Key Experimental Results¶
Main Results (LC Lung Cancer Dataset)¶
| Method | 5% Dice↑ | 5% Jaccard↑ | 5% HD95↓ | 10% Dice↑ | 10% Jaccard↑ | 10% HD95↓ |
|---|---|---|---|---|---|---|
| UNet-F (Full sup.) | 0.8345 | 0.7386 | 6.9634 | 0.8345 | 0.7386 | 6.9634 |
| UNet-S | 0.4343 | 0.3118 | 26.0498 | 0.6490 | 0.5175 | 21.4063 |
| UA-MT | 0.6029 | 0.4647 | 48.6681 | 0.7222 | 0.5989 | 11.6724 |
| Unimatch | 0.6493 | 0.5071 | 17.8700 | 0.7511 | 0.6333 | 17.0178 |
| VQ-Seg | 0.6643 | 0.5257 | 12.2525 | 0.7852 | 0.6731 | 11.6179 |
At 10% labeled data, Dice improves by 2.97% and Jaccard by 3.17% over the previous best.
Ablation Study¶
| Base | QPM | DB | PFA | Dice↑ | Jaccard↑ | HD95↓ | ASD↓ |
|---|---|---|---|---|---|---|---|
| ✓ | 0.7443 | 0.6238 | 14.2153 | 5.2301 | |||
| ✓ | ✓ | 0.7701 | 0.6559 | 13.0246 | 4.9378 | ||
| ✓ | ✓ | ✓ | 0.7784 | 0.6620 | 12.4728 | 4.6013 | |
| ✓ | ✓ | ✓ | ✓ | 0.7852 | 0.6731 | 11.6179 | 4.2094 |
QPM contributes the largest individual gain (+2.58% Dice); all three modules together yield the best performance.
Key Findings¶
- Perturbation intensity \(\epsilon=0.7\) is optimal; performance degrades noticeably at \(\epsilon=0.9\), but far less catastrophically than dropout.
- DINOv2 outperforms other foundation model priors (CLIP, BiomedCLIP, MAE, Rad-DINO) as the semantic prior.
- Codebook size \(K=16384\) is optimal: smaller sizes (1024) lack representational capacity, while larger sizes (65536) suffer from reduced utilization (92%).
- The newly collected lung cancer dataset (828 CT cases) provides clinically valuable annotations for central-type lung cancer.
Highlights & Insights¶
- First application of VQ to semi-supervised segmentation: The discrete codebook space serves as a structured perturbation carrier, offering more principled control than dropout.
- Complete theoretical-to-empirical justification: The logical chain — from KL divergence analysis of dropout instability, to QPM design, to experimental validation — is coherent and well-grounded.

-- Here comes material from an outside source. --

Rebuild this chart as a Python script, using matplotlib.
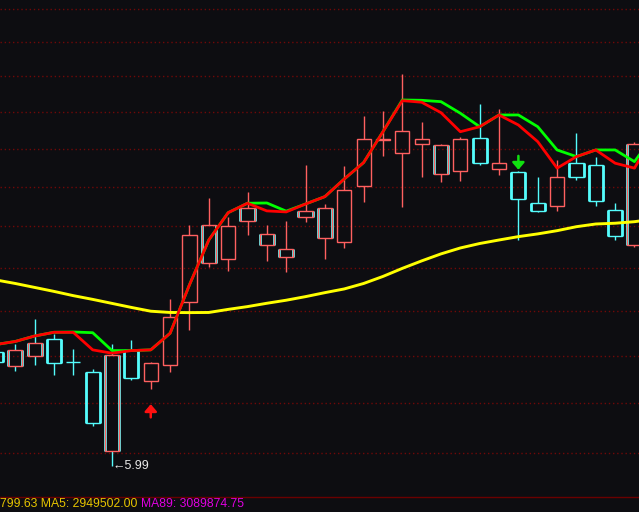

- Dual-branch design elegantly addresses quantization information loss: The reconstruction branch not only preserves visual information but also provides a self-supervised signal for the VQ encoder.

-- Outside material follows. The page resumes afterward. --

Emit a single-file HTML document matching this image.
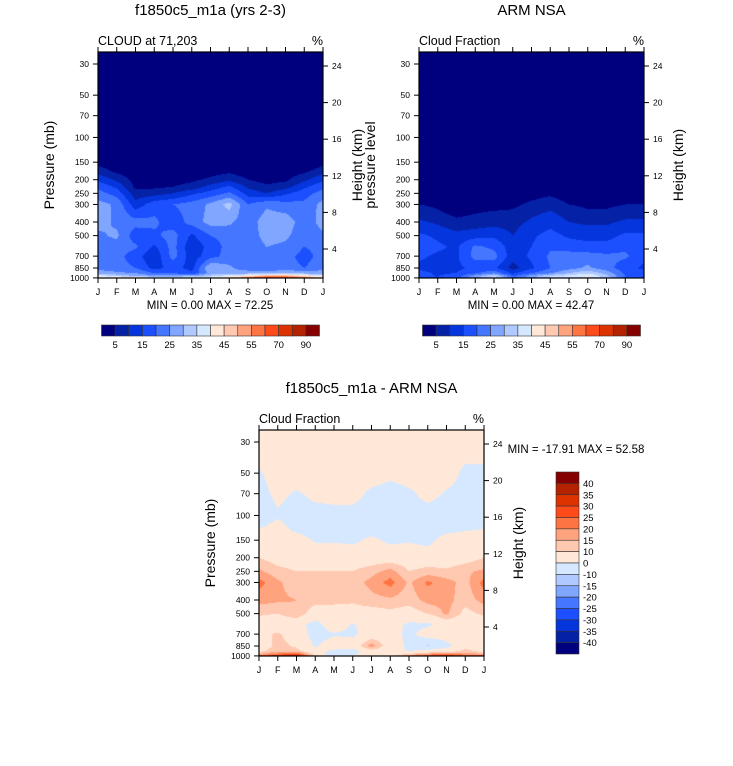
<!DOCTYPE html>
<html><head><meta charset="utf-8">
<style>
html,body{margin:0;padding:0;background:#fff;}
body{width:733px;height:766px;position:relative;overflow:hidden;font-family:"Liberation Sans",sans-serif;}
canvas{position:absolute;}
svg{position:absolute;left:0;top:0;}
</style></head>
<body>
<canvas id="c1" width="225" height="226" style="left:98px;top:52px"></canvas>
<canvas id="c2" width="225" height="226" style="left:419px;top:52px"></canvas>
<canvas id="c3" width="225" height="226" style="left:259px;top:430px"></canvas>
<svg id="ov" width="733" height="766"></svg>
<script>
const months = ["J","F","M","A","M","J","J","A","S","O","N","D","J"];
const pTicks = [30,50,70,100,150,200,250,300,400,500,700,850,1000];
const hTicks = [24,20,16,12,8,4];
const absLevels = [5,10,15,20,25,30,35,40,45,50,55,60,70,80,90];
const absLabels = ["5","15","25","35","45","55","70","90"];
const diffLevels = [-40,-35,-30,-25,-20,-15,-10,0,10,15,20,25,30,35,40];
const diffLabels = ["40","35","30","25","20","15","10","0","-10","-15","-20","-25","-30","-35","-40"];
const colors = ["#00007f","#0521a6","#0535dc","#1c50ff","#4576ff","#80a6ff","#b0c9ff","#d6e8ff","#ffe8d8","#ffc8b0","#ffa27e","#ff7443","#ff4a1a","#dd3300","#b52200","#870000"];

const p1Levels = [30,100,150,175,200,225,250,300,400,500,600,700,850,925,975,1000];
const p1Vals = [
[0,0,0,0,0,0,0,0,0,0,0,0,0],
[0,0,0,0,0,0,0,0,0,0,0,0,0],
[3,1,0,0,0,0,0,0,0,0,0,0,3],
[8,4,2,2,2,2,3,4,2,1,2,4,8],
[14,9,3,3,3,4,6,9,5,3,4,9,14],
[19,14,4,4,5,7,12,16,9,6,8,14,19],
[22,18,7,8,10,14,17,21,13,10,14,18,22],
[27,24,12,18,20,22,26,32,20,24,22,21,27],
[27,24,22,21,17,22,27,26,22,28,28,22,27],
[24,26,17,19,22,14,20,22,22,27,26,22,24],
[22,23,21,14,22,11,17,22,22,25,24,20,22],
[22,22,17,11,22,12,18,22,22,22,22,18,22],
[23,22,20,13,17,13,30,26,22,20,22,20,23],
[28,26,25,20,20,16,27,26,28,28,30,28,28],
[40,35,30,28,28,30,34,40,46,55,55,46,40],
[45,45,48,40,38,40,42,45,60,70,70,60,45]];

const p2Levels = [30,200,250,300,350,400,500,600,700,850,925,975,1000];
const p2Vals = [
[0,0,0,0,0,0,0,0,0,0,0,0,0],
[0,0,0,0,0,0,0,0,0,0,0,0,0],
[2,2,1,1,1,2,3,4,2,1,1,2,2],
[5,4,2,3,3,4,6,8,5,4,4,5,5],
[8,6,4,5,6,6,9,11,8,6,6,8,8],
[11,9,6,7,8,8,11,13,10,9,9,11,11],
[16,14,12,13,14,10,14,17,14,13,13,16,16],
[18,16,14,21,19,12,15,19,18,17,17,19,18],
[16,14,14,22,22,12,16,21,22,22,21,21,16],
[14,12,14,16,16,8,14,20,23,26,22,17,14],
[17,14,15,19,24,14,20,24,30,34,28,19,17],
[16,15,18,28,36,20,28,36,38,42,32,20,16],
[14,14,16,22,30,18,22,28,30,32,26,18,14]];

const p3Levels = [30,50,70,100,125,150,200,250,300,400,500,600,700,850,925,975,1000];
const p3Vals = [
[5,5,5,5,5,5,5,5,5,5,5,5,5],
[-1,4,5,5,5,5,5,3,5,5,4,-2,-2],
[-3,2,-1,2,3,3,-2,-5,-2,3,-1,-3,-3],
[-5,-1,-4,-3,-3,-3,-3,-2,-3,-4,-4,-4,-5],
[0,3,-2,-4,-4,-4,-4,-4,-4,-4,-3,-1,0],
[5,5,4,-1,-1,-2,2,-2,-1,-3,4,5,5],
[10,7,6,6,6,6,6,6,6,6,6,7,10],
[16,12,10,10,10,10,13,17,10,12,11,14,16],
[22,16,12,11,11,12,17,22,14,21,17,13,22],
[17,16,15,12,11,11,13,14,12,17,17,12,17],
[11,10,14,6,8,7,7,8,7,10,16,8,11],
[6,5,4,-4,6,-1,5,5,-2,-2,5,5,6],
[8,11,6,-4,-1,-2,5,5,-3,5,5,5,6],
[5,12,9,-1,5,5,18,5,-2,-11,-3,7,5],
[8,14,12,4,-2,-4,7,4,-1,4,6,12,8],
[16,22,28,6,-6,-3,8,5,12,18,24,18,16],
[30,35,40,15,-5,2,10,8,20,30,35,30,30]];

const W=225,H=226,SCALE=61;
function yOfP(top,p){return top+12+SCALE*Math.log(p/30);}
function pOfRow(r){return 30*Math.exp((r-12)/SCALE);}
function xOfM(left,i){return left+i*W/12;}
function hexRGB(h){return [parseInt(h.substr(1,2),16),parseInt(h.substr(3,2),16),parseInt(h.substr(5,2),16)];}
const rgb=colors.map(hexRGB);
function classify(v,levels){let k=0;while(k<levels.length&&v>=levels[k])k++;return k;}

function drawField(id,levels,vals,bounds){
  const cv=document.getElementById(id),ctx=cv.getContext('2d');
  const img=ctx.createImageData(W,H);
  const lp=levels.map(p=>Math.log(p));
  for(let r=0;r<H;r++){
    let lv=Math.log(Math.min(1000,Math.max(30,pOfRow(r+0.5))));
    let j=0;while(j<lp.length-2&&lv>lp[j+1])j++;
    let ty=(lv-lp[j])/(lp[j+1]-lp[j]);ty=Math.max(0,Math.min(1,ty));
    for(let c=0;c<W;c++){
      let mx=(c+0.5)/W*12;let i=Math.min(11,Math.floor(mx));let tx=mx-i;
      let v=(vals[j][i]*(1-tx)+vals[j][i+1]*tx)*(1-ty)+(vals[j+1][i]*(1-tx)+vals[j+1][i+1]*tx)*ty;
      let col=rgb[classify(v,bounds)];
      let o=(r*W+c)*4;img.data[o]=col[0];img.data[o+1]=col[1];img.data[o+2]=col[2];img.data[o+3]=255;
    }
  }
  ctx.putImageData(img,0,0);
}
drawField('c1',p1Levels,p1Vals,absLevels);
drawField('c2',p2Levels,p2Vals,absLevels);
drawField('c3',p3Levels,p3Vals,diffLevels);

const NS="http://www.w3.org/2000/svg",ov=document.getElementById('ov');
function el(tag,attrs,parent){const e=document.createElementNS(NS,tag);for(const k in attrs)e.setAttribute(k,attrs[k]);(parent||ov).appendChild(e);return e;}
function txt(x,y,s,size,anchor,name,rot){const t=el('text',{x:x,y:y,'font-size':size,'text-anchor':anchor||'start','font-family':'Liberation Sans, sans-serif',fill:'#000'});if(rot)t.setAttribute('transform','rotate(-90 '+x+' '+y+')');t.textContent=s;


return t;}

function hTickY(top,h){return top+14+(24-h)*(183/20);}

function axes(left,top,title,sub,leftLabel,minmax,mmX,mmY,prefix){
  const g=el('g',{});
  
  
  el('rect',{x:left,y:top,width:W,height:H,fill:'none',stroke:'#000','stroke-width':1.2},g);
  months.forEach((m,i)=>{const x=xOfM(left,i);
    el('line',{x1:x,y1:top,x2:x,y2:top-5,stroke:'#000'},g);
    el('line',{x1:x,y1:top+H,x2:x,y2:top+H+5,stroke:'#000'},g);
    txt(x,top+H+17,m,9,'middle',prefix+'-month-label');});
  pTicks.forEach(p=>{const y=yOfP(top,p);
    el('line',{x1:left,y1:y,x2:left-5,y2:y,stroke:'#000'},g);
    txt(left-9,y+3,String(p),8.5,'end',prefix+'-pressure-tick');});
  hTicks.forEach(h=>{const y=hTickY(top,h);
    el('line',{x1:left+W,y1:y,x2:left+W+5,y2:y,stroke:'#000'},g);
    txt(left+W+9,y+3,String(h),8.5,'start',prefix+'-height-tick');});
  if(title)txt(left+W/2,top-37,title,15,'middle',prefix+'-title');
  txt(left,top-7,sub,12.5,'start',prefix+'-subtitle');
  txt(left+W,top-7,'%',12.5,'end',prefix+'-units');
  txt(left-44,top+H/2,leftLabel,14,'middle',prefix+'-y-axis-title',true);
  txt(left+W+39,top+H/2,'Height (km)',14,'middle',prefix+'-right-axis-title',true);
  txt(mmX,mmY,minmax,11.5,'middle',prefix+'-min-max');
}
axes(98,52,'f1850c5_m1a (yrs 2-3)','CLOUD at 71,203','Pressure (mb)','MIN =   0.00 MAX =  72.25',210,309,'model');
axes(419,52,'ARM NSA','Cloud Fraction','pressure level','MIN =   0.00 MAX =  42.47',531,309,'obs');
axes(259,430,'f1850c5_m1a - ARM NSA','Cloud Fraction','Pressure (mb)','MIN = -17.91 MAX =  52.58',576,453,'diff');

function hbar(left,prefix){
  const bw=218/16;
  colors.forEach((c,i)=>{const r=el('rect',{x:left+i*bw,y:325,width:bw,height:11,fill:c,stroke:'#333','stroke-width':0.6});
    
    });
  absLabels.forEach((s,k)=>{txt(left+(2*k+1)*bw,348,s,9.5,'middle',prefix+'-colorbar-label');});
}
hbar(101.5,'model');hbar(422.5,'obs');
(function(){
  const bh=182/16;
  for(let i=0;i<16;i++){const r=el('rect',{x:556,y:472+i*bh,width:23,height:bh,fill:colors[15-i],stroke:'#333','stroke-width':0.6});
    
    }
  diffLabels.forEach((s,k)=>{txt(583,472+(k+1)*bh+3.5,s,9.5,'start','diff-colorbar-label');});
})();
</script>
</body></html>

- New dataset contribution: The 828-case lung cancer CT dataset is a valuable clinical resource that fills a gap in central-type lung cancer segmentation benchmarks.
Limitations & Future Work¶
- Experiments are conducted only on 2D slices; the behavior of VQ in 3D settings remains unvalidated.
- Codebook learning stability and efficiency may become bottlenecks in more complex tasks.
- The QPM perturbation strategy relies on codeword distances and is therefore sensitive to codebook quality.
- Only DINOv2 is used as the foundation model prior; multi-model ensembles or domain-specific medical foundation models remain unexplored.
Related Work & Insights¶
Compared to UA-MT (Monte Carlo Dropout), BCP, and Unimatch, the core distinction of VQ-Seg lies in replacing random dropout in continuous space with structured perturbation in discrete space. Relative to general VQ-VAE literature, VQ-Seg cleverly leverages the VQ space for both perturbation and reconstruction simultaneously. Key insight: when regularization strategies in continuous space exhibit instability, mapping to a discrete space may offer a more controllable alternative.
Rating¶
- Novelty: ⭐⭐⭐⭐ First introduction of VQ into semi-supervised segmentation for perturbation, with solid theoretical grounding.
- Experimental Thoroughness: ⭐⭐⭐⭐ Ablations are detailed, though only two datasets (LC and ACDC) are used; greater diversity would strengthen the evaluation.
- Writing Quality: ⭐⭐⭐⭐ Motivation is clear, figures are intuitive, and the overall structure is well-organized.
- Value: ⭐⭐⭐⭐ Offers a novel perspective on perturbation strategies for semi-supervised segmentation; the new dataset provides an additional contribution.